Daher fand der Revolutionsgedanke vor allem bei den Jugendlichen Resonanz. "Eigentlich ist Revolution nicht die Handschrift der Bruderschaft. Sie verändern die Dinge langsam, setzen auf ein langes Spiel und wollen sich den Staat nicht zum Feind machen", sagt Islamwissenschaftler Hamid.
Das Übel in Person
Auch wenn die Bruderschaft wöchentliche Proteste inszeniert hat und auf die Unterstützung von hunderttausenden Mitgliedern und noch mehr Anhängern zählen kann, sind viele Ägypter von der islamistischen Gruppe enttäuscht. Zum Zeitpunkt von Mursis Absetzung war seine Beliebtheit auf einem absoluten Tiefstand.

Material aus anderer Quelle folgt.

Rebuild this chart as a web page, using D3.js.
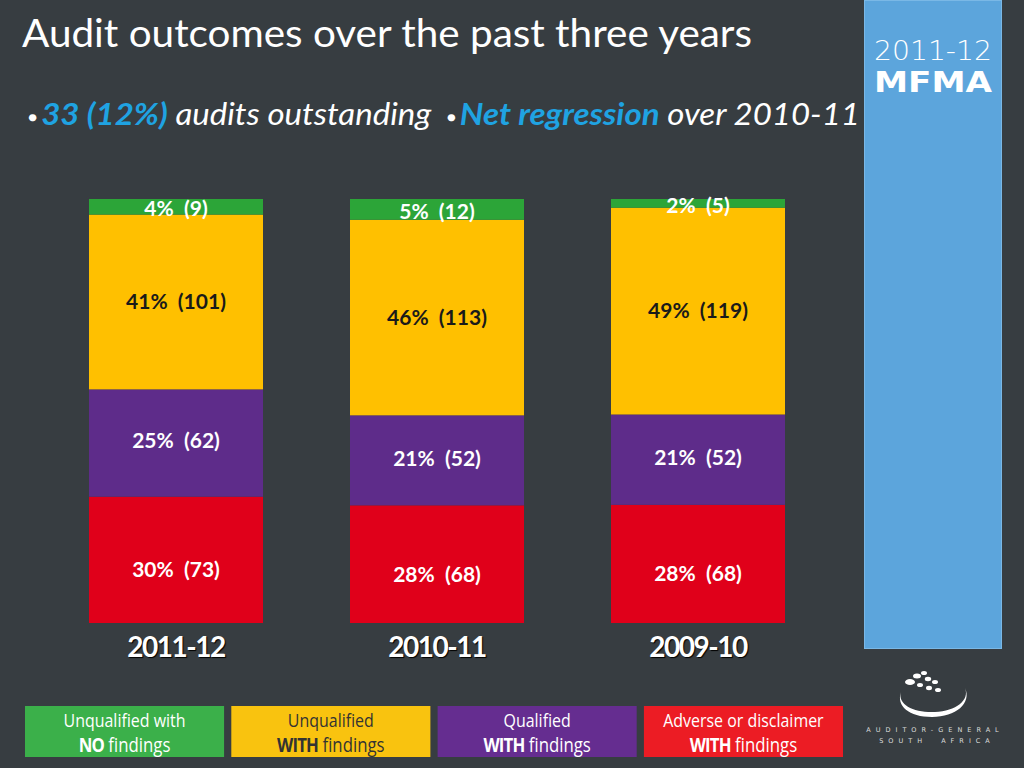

"[Die Bruderschaft] ist in den Augen des Volkes und Ägyptens Elite zum personifizierten Übel geworden," erklärt Nahost-Experte, Amro Ali, der DW. Viele Ägypter bejubeln nun den Niedergang der Bruderschaft. "Man kann ihr Ansehen mit dem zu Mubaraks Zeiten vergleichen, als die Leute der Bruderschaft überdrüssig waren. Allerdings hatte man ihnen damals noch ihr Engagement den Armen gegenüber zu Gute gehalten," sagt Ali.
In den Startlöchern
Einige, die sich gegen die Muslimbruderschaft aber auch gegen die Militärherrschaft gestellt hatten, befürchten nun, dass die gewaltsame Niederschlagung der Proteste dazu führt, die Regierungszeit der Bruderschaft zu beschönigen. Der freie Journalist Wael Eskandar glaubt, dass die Gruppe erneut eine gute Chance hat, wieder an die Macht zu kommen. "Mit der anhaltenden Brutalität des gegenwärtigen Regimes werden die Leute das Herrschaftsjahr der Bruderschaft vergessen, wie sie auch die anderthalb Jahre der SCAF Herrschaft vergessen haben", sagt er. "Letztendlich werden sich die Menschen der Bruderschaft wieder zuwenden als der einzigen organisierten Opposition und Alternative zum Militärregime. Wie wir gesehen haben, kann in Ägypten alles vergessen werden. Sowohl Mubarak als auch die Verbrechen der Staatssicherheit."